Fragments of poems catch me ("in the year of the cloud when my marriage failed") ("and pronounce 'Here endeth' much more loudly than I'd meant. The echoes snigger briefly") and on and on. The night moves slowly in this end of August. The full moon is past--I saw it waxing in Cawston , I saw things in Cawston. The moon rose so swiftly over the mountain I could see it move, blinking I could see the glow covering the ridge, and see the clarity of my moon shadow as I watched and walked. Harold and I had walked up the side of that mountain that day. The next day we drove along the road to it and now on this evening at the far end of August I relieve those days, bringing them closer and further. I was anonymous there and that is a feeling I enjoyed. I want to be unknown, and to avoid the responsibility of being myself.

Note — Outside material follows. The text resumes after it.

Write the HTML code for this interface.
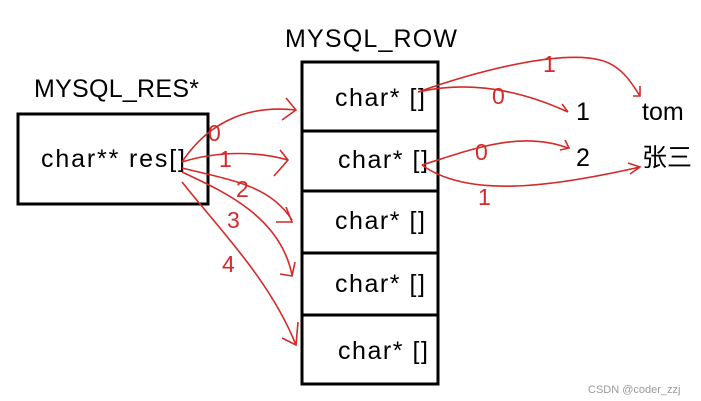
<!DOCTYPE html><html><head><style>body{margin:0;background:#fff}svg{display:block}text{font-family:"Liberation Sans","Noto Sans CJK SC",sans-serif}</style></head><body>
<svg width="701" height="401" viewBox="0 0 701 401" xmlns="http://www.w3.org/2000/svg">
<rect width="701" height="401" fill="#fff"/>
<g fill="none" stroke="#000" stroke-width="3">
<rect x="18" y="114" width="190" height="90"/>
<rect x="302" y="62" width="136" height="322"/>
<line x1="302" y1="131" x2="438" y2="131"/>
<line x1="302" y1="191" x2="438" y2="191"/>
<line x1="302" y1="253" x2="438" y2="253"/>
<line x1="302" y1="315" x2="438" y2="315"/>
</g>
<g font-size="25" fill="#000">
<text x="34" y="97" textLength="165">MYSQL_RES*</text>
<text x="285" y="47" textLength="172">MYSQL_ROW</text>
<text x="41" y="167" textLength="144">char** res[]</text>
<text x="335" y="106" textLength="90">char* []</text>
<text x="338" y="168" textLength="90">char* []</text>
<text x="335" y="229" textLength="90">char* []</text>
<text x="335" y="292" textLength="90">char* []</text>
<text x="338" y="359" textLength="90">char* []</text>
<text x="576" y="120">1</text>
<text x="642" y="120">tom</text>
<text x="576" y="166">2</text>
<text x="642" y="166">张三</text>
</g>
<text x="588" y="393" font-size="11" fill="#999">CSDN @coder_zzj</text>
<g fill="none" stroke="#d42a2a" stroke-width="1.6">
<path d="M182 162 C210 120 250 105 296 110 M286 98 L296 110 L282 120"/>
<path d="M182 162 C220 150 260 152 288 160 M280 150 L288 160 L274 176"/>
<path d="M182 168 C230 180 270 185 292 220 M286 207 L292 222 L276 222"/>
<path d="M182 172 C220 190 280 215 292 275 M295 262 L292 276 L280 274"/>
<path d="M182 182 C220 230 270 280 296 345 M298 322 L296 345 L282 338"/>
<path d="M418 92 C470 80 520 90 568 112 M562 104 L568 112"/>
<path d="M418 92 C480 70 560 50 600 60 C620 65 630 80 640 96 M633 96 L640 96 L640 86"/>
<path d="M422 165 C470 150 520 130 568 148 M565 140 L569 148 L560 150"/>
<path d="M422 165 C470 200 560 185 640 167 M628 163 L640 167 L630 174"/>
</g>
<g font-size="23" fill="#d42a2a">
<text x="208" y="141">0</text>
<text x="219" y="167">1</text>
<text x="236" y="197">2</text>
<text x="227" y="228">3</text>
<text x="222" y="272">4</text>
<text x="492" y="104">0</text>
<text x="543" y="72">1</text>
<text x="475" y="160">0</text>
<text x="478" y="205">1</text>
</g>
</svg></body></html>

And here I am, myself, at the end of August having to confront and give in, and start a new page--and a new book--it's time for me,though the book isn't ready.
1178. A Note for September 2nd September 1980
Beginning September with a change of mind; September has changed to much already. Leaves have begun to fall, the air to alter, the sun rises later in the morning. I find it was over too soon. Everything was over too soon, and before I took my chances to enjoy it all. Things have change, and I am back to something, which I can make something good out of or not, as I choose. It is always that choice that hold me.... The new world, the sun can rise anywhere here .
1179. This morning is even more 3rd September 1980
This morning is even more of September--as soon as the sun had risen, so did the fog, abruptly and coldly. The year is slowing down, and so am I, but I can breathe here. And moving on the sun is so bright but cold..I don't know what more to say about it.
1180. The mist rose today 18th September 1980
The year is winding down now, and I haven't done the things I needn't to; it seems the year is running out of time and so am I. Work absorbs more than I wish it would: I mean, my job does, and makes me wish I had more time for my work. 1980--the year look so well on paper as does my new name. I have just had the last of summer--days of hot sun--even though fall, autumn, does not officially arrive until late this week. The sun rises after I am up these days, and I am breathless for it in the mist.
1. This is true. I was at this time doing the paperwork to add "Neile" at the beginning of my name.
2. I had been to the Okanogan to visit Harold
3. Quoting my own poem. Disgusting habit.